## BEGIN GIVEN INFORMATION
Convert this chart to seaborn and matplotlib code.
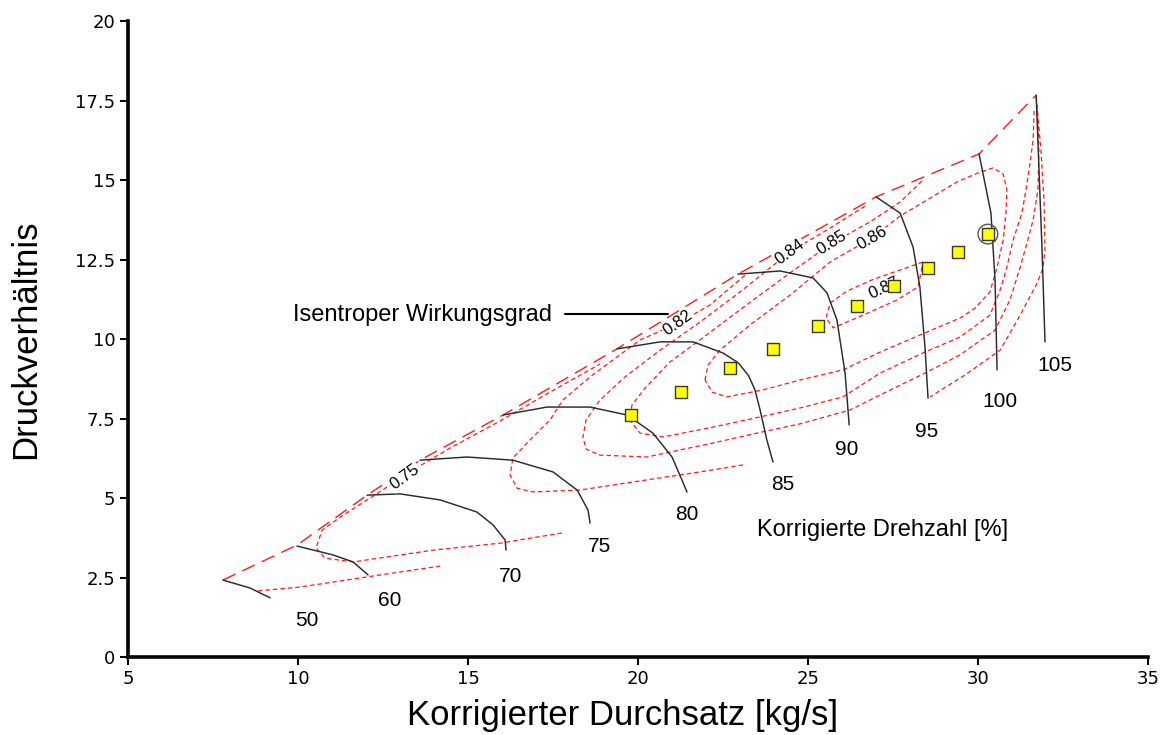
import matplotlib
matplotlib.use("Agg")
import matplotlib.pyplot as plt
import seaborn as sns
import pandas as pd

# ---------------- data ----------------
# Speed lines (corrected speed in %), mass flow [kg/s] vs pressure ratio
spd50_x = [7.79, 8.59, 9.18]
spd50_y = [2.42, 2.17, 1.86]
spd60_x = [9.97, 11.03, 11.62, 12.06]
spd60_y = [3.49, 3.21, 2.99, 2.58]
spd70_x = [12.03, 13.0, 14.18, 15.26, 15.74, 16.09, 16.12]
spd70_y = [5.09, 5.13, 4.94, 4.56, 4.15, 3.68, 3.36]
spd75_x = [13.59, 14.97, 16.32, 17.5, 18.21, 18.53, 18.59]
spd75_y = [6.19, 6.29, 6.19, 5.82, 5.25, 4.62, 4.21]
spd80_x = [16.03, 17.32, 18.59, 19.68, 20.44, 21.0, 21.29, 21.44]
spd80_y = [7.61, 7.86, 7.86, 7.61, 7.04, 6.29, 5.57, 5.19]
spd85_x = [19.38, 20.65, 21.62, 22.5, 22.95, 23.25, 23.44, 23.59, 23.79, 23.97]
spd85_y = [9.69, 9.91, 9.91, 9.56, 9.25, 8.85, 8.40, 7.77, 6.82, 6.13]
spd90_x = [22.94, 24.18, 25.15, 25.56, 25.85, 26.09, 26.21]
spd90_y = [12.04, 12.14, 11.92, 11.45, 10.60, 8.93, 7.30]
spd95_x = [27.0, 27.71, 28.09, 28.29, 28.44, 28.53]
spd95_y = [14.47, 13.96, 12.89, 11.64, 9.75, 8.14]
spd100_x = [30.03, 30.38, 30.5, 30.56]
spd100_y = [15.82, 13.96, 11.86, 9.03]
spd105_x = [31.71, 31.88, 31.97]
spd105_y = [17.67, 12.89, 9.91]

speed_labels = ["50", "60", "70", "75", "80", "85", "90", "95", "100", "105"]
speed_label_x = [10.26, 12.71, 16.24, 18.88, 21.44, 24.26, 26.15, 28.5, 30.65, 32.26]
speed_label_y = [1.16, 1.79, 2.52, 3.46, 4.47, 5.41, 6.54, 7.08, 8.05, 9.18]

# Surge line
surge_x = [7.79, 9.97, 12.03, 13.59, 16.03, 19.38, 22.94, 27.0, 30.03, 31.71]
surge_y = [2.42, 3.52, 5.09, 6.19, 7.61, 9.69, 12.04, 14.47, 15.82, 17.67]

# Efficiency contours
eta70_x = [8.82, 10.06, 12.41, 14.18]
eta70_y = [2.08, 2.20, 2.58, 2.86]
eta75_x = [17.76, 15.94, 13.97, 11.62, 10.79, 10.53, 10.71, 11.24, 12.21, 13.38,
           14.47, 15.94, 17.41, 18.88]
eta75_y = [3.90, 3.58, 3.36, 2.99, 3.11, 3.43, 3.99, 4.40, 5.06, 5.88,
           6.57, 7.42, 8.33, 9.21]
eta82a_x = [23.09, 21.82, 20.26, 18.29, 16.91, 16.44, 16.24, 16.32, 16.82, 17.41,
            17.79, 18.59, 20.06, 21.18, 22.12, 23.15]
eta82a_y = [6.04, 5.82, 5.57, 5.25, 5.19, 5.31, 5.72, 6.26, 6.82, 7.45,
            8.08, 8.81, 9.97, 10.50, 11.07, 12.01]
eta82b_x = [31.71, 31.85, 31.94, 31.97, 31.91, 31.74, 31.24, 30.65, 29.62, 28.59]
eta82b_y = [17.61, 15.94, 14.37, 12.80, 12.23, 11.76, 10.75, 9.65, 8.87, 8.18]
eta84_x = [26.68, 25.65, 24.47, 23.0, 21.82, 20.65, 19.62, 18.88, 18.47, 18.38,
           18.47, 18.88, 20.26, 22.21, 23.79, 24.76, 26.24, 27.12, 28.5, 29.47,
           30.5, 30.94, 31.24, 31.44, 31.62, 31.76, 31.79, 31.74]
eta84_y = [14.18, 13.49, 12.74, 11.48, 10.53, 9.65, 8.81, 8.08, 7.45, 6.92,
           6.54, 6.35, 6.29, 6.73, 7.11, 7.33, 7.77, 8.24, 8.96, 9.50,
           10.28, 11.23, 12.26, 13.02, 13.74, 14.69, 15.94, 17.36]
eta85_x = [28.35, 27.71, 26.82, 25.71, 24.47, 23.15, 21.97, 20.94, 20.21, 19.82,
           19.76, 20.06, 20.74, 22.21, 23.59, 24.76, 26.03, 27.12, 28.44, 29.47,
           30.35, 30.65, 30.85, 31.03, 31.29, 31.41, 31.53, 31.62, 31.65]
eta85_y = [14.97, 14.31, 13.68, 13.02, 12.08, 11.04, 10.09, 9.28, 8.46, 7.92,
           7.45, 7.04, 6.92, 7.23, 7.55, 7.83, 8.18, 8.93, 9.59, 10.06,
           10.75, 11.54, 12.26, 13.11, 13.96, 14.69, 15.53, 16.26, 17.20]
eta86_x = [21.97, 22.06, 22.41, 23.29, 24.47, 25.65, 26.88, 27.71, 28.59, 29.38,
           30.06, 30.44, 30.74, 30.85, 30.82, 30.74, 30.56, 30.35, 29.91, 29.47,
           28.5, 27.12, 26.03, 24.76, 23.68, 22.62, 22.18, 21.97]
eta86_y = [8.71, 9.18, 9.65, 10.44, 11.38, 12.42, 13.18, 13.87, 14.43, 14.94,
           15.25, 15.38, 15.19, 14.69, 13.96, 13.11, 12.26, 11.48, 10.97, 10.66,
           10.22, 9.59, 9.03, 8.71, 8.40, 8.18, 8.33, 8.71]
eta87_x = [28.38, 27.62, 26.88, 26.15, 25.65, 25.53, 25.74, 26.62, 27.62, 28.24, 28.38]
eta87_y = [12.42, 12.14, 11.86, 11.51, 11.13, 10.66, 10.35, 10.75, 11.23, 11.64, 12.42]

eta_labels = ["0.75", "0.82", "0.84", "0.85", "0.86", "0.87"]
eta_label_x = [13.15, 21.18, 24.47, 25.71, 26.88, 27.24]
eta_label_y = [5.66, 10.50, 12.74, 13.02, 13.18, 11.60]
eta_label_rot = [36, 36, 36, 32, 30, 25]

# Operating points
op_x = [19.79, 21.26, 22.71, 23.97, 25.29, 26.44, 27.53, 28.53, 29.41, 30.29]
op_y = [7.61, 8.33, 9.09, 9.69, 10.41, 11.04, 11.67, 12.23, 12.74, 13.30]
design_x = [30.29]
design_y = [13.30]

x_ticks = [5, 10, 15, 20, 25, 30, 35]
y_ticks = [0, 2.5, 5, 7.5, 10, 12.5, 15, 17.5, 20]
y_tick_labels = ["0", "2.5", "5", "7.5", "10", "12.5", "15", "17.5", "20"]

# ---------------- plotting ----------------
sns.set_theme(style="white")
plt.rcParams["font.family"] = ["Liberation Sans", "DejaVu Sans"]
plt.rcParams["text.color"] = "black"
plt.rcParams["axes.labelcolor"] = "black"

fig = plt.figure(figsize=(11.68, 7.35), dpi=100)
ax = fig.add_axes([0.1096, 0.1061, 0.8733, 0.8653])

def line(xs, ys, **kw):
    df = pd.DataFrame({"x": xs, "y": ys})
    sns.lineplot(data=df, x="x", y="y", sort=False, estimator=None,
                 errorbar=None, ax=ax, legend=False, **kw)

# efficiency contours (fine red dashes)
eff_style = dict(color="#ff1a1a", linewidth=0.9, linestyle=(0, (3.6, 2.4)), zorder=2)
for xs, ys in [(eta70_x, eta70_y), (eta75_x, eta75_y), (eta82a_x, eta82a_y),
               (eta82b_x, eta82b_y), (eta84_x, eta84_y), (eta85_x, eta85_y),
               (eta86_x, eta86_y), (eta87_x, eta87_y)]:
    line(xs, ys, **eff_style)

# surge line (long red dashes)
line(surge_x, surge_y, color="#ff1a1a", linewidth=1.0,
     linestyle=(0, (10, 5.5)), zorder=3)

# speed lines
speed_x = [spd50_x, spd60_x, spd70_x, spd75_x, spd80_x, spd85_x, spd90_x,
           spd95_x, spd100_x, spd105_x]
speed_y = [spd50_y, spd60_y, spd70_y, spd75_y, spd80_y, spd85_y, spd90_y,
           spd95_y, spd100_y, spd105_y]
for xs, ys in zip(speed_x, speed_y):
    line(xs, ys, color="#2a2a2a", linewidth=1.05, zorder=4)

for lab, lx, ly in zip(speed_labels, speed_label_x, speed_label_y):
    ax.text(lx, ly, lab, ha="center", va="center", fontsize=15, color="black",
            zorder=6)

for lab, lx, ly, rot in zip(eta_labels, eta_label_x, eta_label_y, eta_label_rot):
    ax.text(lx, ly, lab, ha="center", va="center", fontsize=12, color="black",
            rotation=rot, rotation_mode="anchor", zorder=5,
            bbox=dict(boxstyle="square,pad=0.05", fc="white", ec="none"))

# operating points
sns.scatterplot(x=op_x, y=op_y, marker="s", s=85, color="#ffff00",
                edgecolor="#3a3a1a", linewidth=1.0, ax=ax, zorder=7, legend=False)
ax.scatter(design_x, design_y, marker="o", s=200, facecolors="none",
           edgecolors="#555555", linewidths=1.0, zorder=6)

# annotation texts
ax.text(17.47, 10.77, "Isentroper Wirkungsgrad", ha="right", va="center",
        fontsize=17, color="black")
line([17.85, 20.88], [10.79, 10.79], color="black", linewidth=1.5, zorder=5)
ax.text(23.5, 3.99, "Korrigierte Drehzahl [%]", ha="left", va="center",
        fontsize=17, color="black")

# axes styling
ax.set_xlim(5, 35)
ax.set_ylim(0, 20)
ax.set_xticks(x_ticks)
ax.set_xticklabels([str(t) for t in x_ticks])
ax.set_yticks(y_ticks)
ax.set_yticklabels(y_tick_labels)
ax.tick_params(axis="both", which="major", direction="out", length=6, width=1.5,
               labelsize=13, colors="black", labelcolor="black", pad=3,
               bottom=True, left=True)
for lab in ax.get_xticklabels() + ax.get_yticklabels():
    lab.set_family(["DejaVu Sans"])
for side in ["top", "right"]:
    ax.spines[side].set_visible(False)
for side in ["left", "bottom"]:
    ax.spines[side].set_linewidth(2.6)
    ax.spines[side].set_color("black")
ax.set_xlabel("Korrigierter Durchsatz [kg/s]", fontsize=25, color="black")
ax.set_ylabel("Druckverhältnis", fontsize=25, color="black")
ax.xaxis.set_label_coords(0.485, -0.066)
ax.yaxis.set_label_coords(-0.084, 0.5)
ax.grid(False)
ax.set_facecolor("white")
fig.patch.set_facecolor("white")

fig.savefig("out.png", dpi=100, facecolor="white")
## END GIVEN INFORMATION
* **TASK DIRECTIONS**: Every line from the top of the material above through the line with "import pandas as pd" should be duplicated exactly, please; leave out the pictures.

* **REPLY**:
Convert this chart to seaborn and matplotlib code.
import matplotlib
matplotlib.use("Agg")
import matplotlib.pyplot as plt
import seaborn as sns
import pandas as pd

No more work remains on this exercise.